Some printed circuit boards are space critical. Mounting a toroidal transformer flat on the board may take up too much precious board area. Some applications also have restricted height so the toroid cannot be mounted vertically.

Generally speaking toroidal transformers are more expensive than bobbin or tube wound transformers. Sufficient winding wire must first be wound (loaded) onto the winding shuttle, then wound onto the toroidal transformer’s core. After that, the best situation, from a cost perspective, is no insulation required over the winding and the next winding uses the same wire size. If the wire is different, then the leftover wire must be removed and the wire for the next winding must be loaded.
However, if the winding must be insulated, then if must either be insulated (taped) by hand or the toroidal transformer must be removed and taken to a separate taping machine, then placed back on the toroid winding machine after taping. The shuttle must then be loaded with the wire size and type for the toroidal transformer’s next winding.

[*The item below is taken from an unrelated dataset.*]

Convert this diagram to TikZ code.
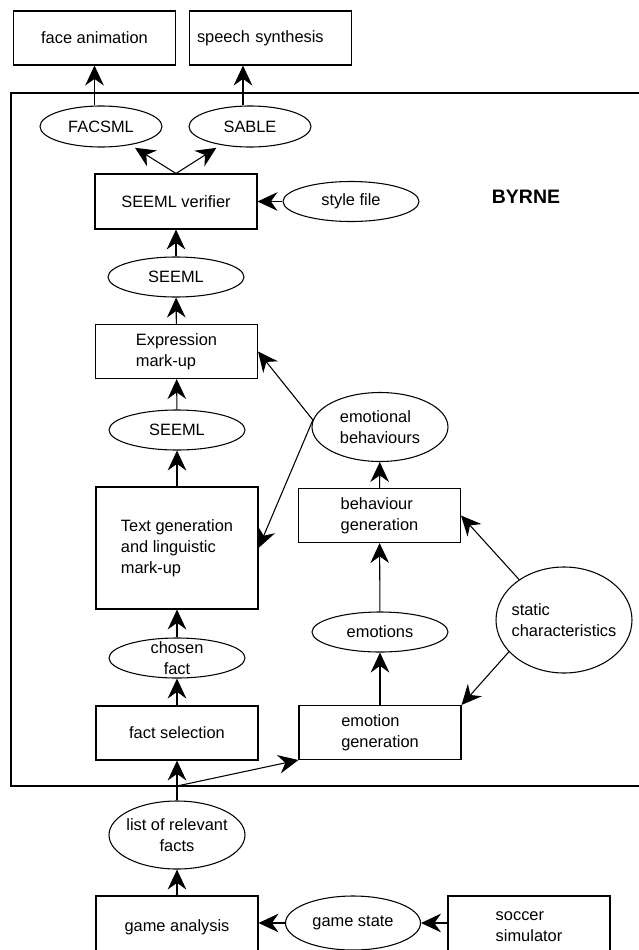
\documentclass[tikz,border=0pt]{standalone}
\usepackage{fontspec}
\setmainfont{Liberation Sans}
\usetikzlibrary{shapes.geometric,arrows.meta}

\begin{document}
\begin{tikzpicture}[x=0.75pt,y=-0.75pt,
  every node/.style={font=\fontsize{12.3}{15.75}\selectfont},
  box/.style={draw,line width=0.8pt,minimum width=121.5pt,minimum height=40.5pt,inner sep=0pt,align=left},
  oval/.style={draw,ellipse,line width=0.8pt,inner sep=0pt,minimum width=102pt,minimum height=30pt,align=left},
  arr/.style={line width=0.8pt,-{Stealth[length=15pt,width=14pt,inset=5pt]}}]
\useasboundingbox (0,0) rectangle (639,950);
\draw[line width=0.8pt] (11,93) rectangle (660,786);
\node[font=\fontsize{14.6}{17}\selectfont\bfseries] (byrne) at (526,197) {BYRNE};

\node[box] (face) at (94.5,38) {face animation};
\node[box,text width=110.25pt] (speech) at (270.5,38) {speech synthesis};
\node[oval,minimum width=91.5pt,minimum height=30.75pt] (facsml) at (101,126.5) {FACSML};
\node[oval,minimum width=91.5pt,minimum height=30.75pt] (sable) at (250,126.5) {SABLE};
\node[box,minimum height=41.25pt] (verifier) at (176,201.5) {SEEML verifier};
\node[oval] (style) at (351,201.5) {style file};
\node[oval] (seeml) at (176,277) {SEEML};
\node[box] (expr) at (176.5,351.5) {Expression\\mark-up};
\node[oval] (seemlb) at (177,430) {SEEML};
\node[box,minimum height=91.5pt] (textgen) at (177,548) {Text generation\\and linguistic\\mark-up};
\node[oval,minimum height=51.75pt] (emobeh) at (380,427) {emotional\\behaviours};
\node[box] (behgen) at (379.5,515.5) {behaviour\\generation};
\node[oval] (emotions) at (380,632) {emotions};
\node[oval,minimum height=79.5pt,inner xsep=-4pt] (static) at (564,620) {static\\characteristics};
\node[oval,inner ysep=-5pt,align=center] (chosen) at (177,658) {chosen\\fact};
\node[box] (emogen) at (380,732.5) {emotion\\generation};
\node[box] (factsel) at (177,733) {fact selection};
\coordinate (fork) at (177,786);
\node[oval,minimum height=51pt,inner xsep=-3pt,align=center] (facts) at (177,835) {list of relevant\\facts};
\node[box,minimum height=46.5pt] (game) at (177,927) {game analysis};
\node[oval,minimum width=101.25pt,minimum height=40.5pt] (state) at (353,923) {game state};
\node[box,minimum height=46.5pt] (soccer) at (529,927) {soccer\\simulator};

\coordinate (sabletop) at ([xshift=-5.25pt]sable.north);
\draw[arr] (face.south |- facsml.north) -- (face.south);
\draw[arr] (sabletop) -- (sabletop |- speech.south);
\draw[arr,shorten >=4pt] (verifier.north) -- (facsml);
\draw[arr,shorten >=4pt] (verifier.north) -- (sable);
\draw[arr] (style) -- (verifier);
\draw[arr] (seeml) -- (verifier);
\draw[arr] (expr) -- (seeml);
\draw[arr] (seemlb) -- (expr);
\draw[arr] (textgen) -- (seemlb);
\draw[arr] (emobeh.174) -- (expr.east);
\draw[arr] (emobeh.174) -- (textgen.east);
\draw[arr] (behgen) -- (emobeh);
\draw[arr] (emotions) -- (behgen);
\draw[arr] (static.138) -- (behgen.east);
\draw[arr] (static.210) -- (emogen.north east);
\draw[arr] (emogen) -- (emotions);
\draw[arr] (chosen) -- (textgen);
\draw[arr] (factsel) -- (chosen);
\draw[arr] (facts) -- (factsel);
\draw[arr] (fork) -- (emogen.south west);
\draw[arr] (game) -- (facts);
\draw[arr] (state) -- (state -| game.east);
\draw[arr] (soccer.west |- state) -- (state);
\end{tikzpicture}
\end{document}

A toroidal transformer with a single winding (autotransformer, current transformer) wound on a coated core will probably be cost competitive with an equivalent bobbin or tube wound transformer since the toroidal transformer will not require a bobbin or tube. The cost differential will then depend on the method and cost of mounting the transformers.

Toroidal transformer cores are available in many materials: silicon steel, nickel iron, moly-permalloy powder, iron powdered, amorphous, ferrites, and others. Silicon steel and nickel iron are available as tape wound cores or laminated pieces. Non-magnetic toroids are also available to make air core toroidal transformers. PT. Induktorindo Utama manufactures toroidal transformers in a wide variety of materials and sizes.

Filter

To remove unwanted signal components from an input signal and/or enhance wanted ones / to select a desired signal components among many others.

Coils

An Induction coil or "spark coil" is a type of disruptive discharge coil. It is a passive electrical device used to produce high-voltage pulses from a low-voltage DC supply.

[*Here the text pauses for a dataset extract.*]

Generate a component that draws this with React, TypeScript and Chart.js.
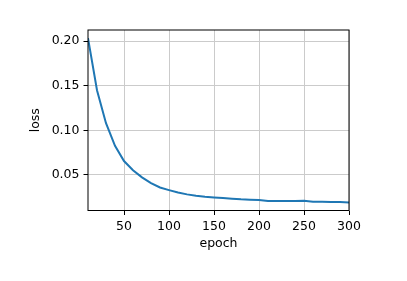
import React, { useEffect, useRef } from "react";
import { Chart, registerables } from "chart.js";

Chart.register(...registerables);

const epochs = [10, 20, 30, 40, 50, 60, 70, 80, 90, 100, 110, 120, 130, 140, 150, 160, 170, 180, 190, 200, 210, 220, 230, 240, 250, 260, 270, 280, 290, 300];
const loss = [0.2034, 0.145, 0.108, 0.0825, 0.0655, 0.0552, 0.0472, 0.0408, 0.0358, 0.0329, 0.0302, 0.0281, 0.0266, 0.0255, 0.0247, 0.024, 0.0232, 0.0225, 0.0221, 0.0217, 0.0207, 0.0207, 0.0206, 0.0207, 0.0209, 0.0198, 0.0198, 0.0196, 0.0194, 0.0191];
const xTicks = [50, 100, 150, 200, 250, 300];
const yTicks = [0.05, 0.1, 0.15, 0.2];

const FONT = "'DejaVu Sans', sans-serif";
const FS = 12.5;

const framePlugin = {
  id: "frame",
  afterDraw(chart: any) {
    const { ctx, chartArea } = chart;
    ctx.save();
    ctx.strokeStyle = "#000";
    ctx.lineWidth = 1;
    ctx.strokeRect(chartArea.left, chartArea.top, chartArea.right - chartArea.left, chartArea.bottom - chartArea.top);
    ctx.restore();
  },
};

export default function App() {
  const ref = useRef<HTMLCanvasElement>(null);
  useEffect(() => {
    document.body.style.margin = "0";
    const chart = new Chart(ref.current!, {
      type: "line",
      data: {
        datasets: [
          {
            data: epochs.map((e, i) => ({ x: e, y: loss[i] })),
            borderColor: "#1f77b4",
            borderWidth: 2,
            pointRadius: 0,
            tension: 0,
            fill: false,
          },
        ],
      },
      options: {
        animation: false,
        responsive: false,
        layout: { padding: { left: 25, top: 30, right: 58, bottom: 30 } },
        plugins: { legend: { display: false }, tooltip: { enabled: false } },
        scales: {
          x: {
            type: "linear",
            min: 10,
            max: 300,
            afterBuildTicks: (s: any) => {
              s.ticks = xTicks.map((v) => ({ value: v }));
            },
            afterFit: (s: any) => {
              s.height = 40.5;
            },
            grid: { color: "#cbcbcb", lineWidth: 1, tickColor: "#000", tickLength: 4.5, drawTicks: true },
            border: { display: false },
            ticks: { color: "#000", font: { family: FONT, size: FS }, padding: 4, maxRotation: 0, autoSkip: false, callback: (v: any) => String(v) },
            title: { display: true, text: "epoch", color: "#000", font: { family: FONT, size: FS }, padding: { top: 0, bottom: 0 } },
          },
          y: {
            type: "linear",
            min: 0.0100,
            max: 0.2125,
            afterBuildTicks: (s: any) => {
              s.ticks = yTicks.map((v) => ({ value: v }));
            },
            afterFit: (s: any) => {
              s.width = 63;
            },
            grid: { color: "#cbcbcb", lineWidth: 1, tickColor: "#000", tickLength: 4.5, drawTicks: true },
            border: { display: false },
            ticks: { color: "#000", font: { family: FONT, size: FS }, padding: 4, autoSkip: false, callback: (v: any) => Number(v).toFixed(2) },
            title: { display: true, text: "loss", color: "#000", font: { family: FONT, size: FS }, padding: { top: 3, bottom: 0 } },
          },
        },
      },
      plugins: [framePlugin],
    });
    return () => chart.destroy();
  }, []);
  return (
    <div style={{ position: "absolute", left: 0, top: 0, width: 407, height: 281, background: "#fff" }}>
      <canvas ref={ref} width={407} height={281} />
    </div>
  );
}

An induction coil consists of two coils of insulated copper wire wound around a common iron core. One coil, called the primary, is made using tens or hundreds of turns of coarse wire. The other coil, called the secondary, typically consists of many thousands of turns of fine wire.

 

In operation, an electric current is passed through the primary, creating a magnetic field. Because of the common core, most of the primary's magnetic field also couples to the secondary winding. The primary behaves as an inductor, storing energy in the associated magnetic field. When the primary current is suddenly interrupted, the magnetic field rapidly collapses. This causes a high voltage pulse to be developed across the secondary terminals through electromagnetic induction. Because of the large number of turns in the secondary coil, the secondary voltage pulse is typically many thousands of volts. This voltage is often sufficient to cause an electrical discharge, or spark, to jump across an air gap separating the secondary output terminals. For this reason, induction coils were sometimes called spark coils.

 

Most induction coils utilized a magnetically activated vibrating arm to rapidly connect and break current flowing into the primary coil. The term "Induction coil" is also used for a coil carrying high-frequency AC and intended to induce eddy currents to heat objects placed in the interior of the coil, such as in induction heating or zone melting.

 

An ignition coil (also called a spark coil) is an induction coil in an automobile's ignition system which transforms the battery's 12 volts (6 volts in some older vehicles) to the thousands of volts needed to spark the spark plugs. This specific form of the autotransformer, together with the contact breaker, converts low voltage from a battery into the high voltage required by spark plugs in an internal combustion engine.

 

Air Coil

Various air coils, which covers models like “just air inside” as well as windings upon a different insulator such as glass, PTFE, etc.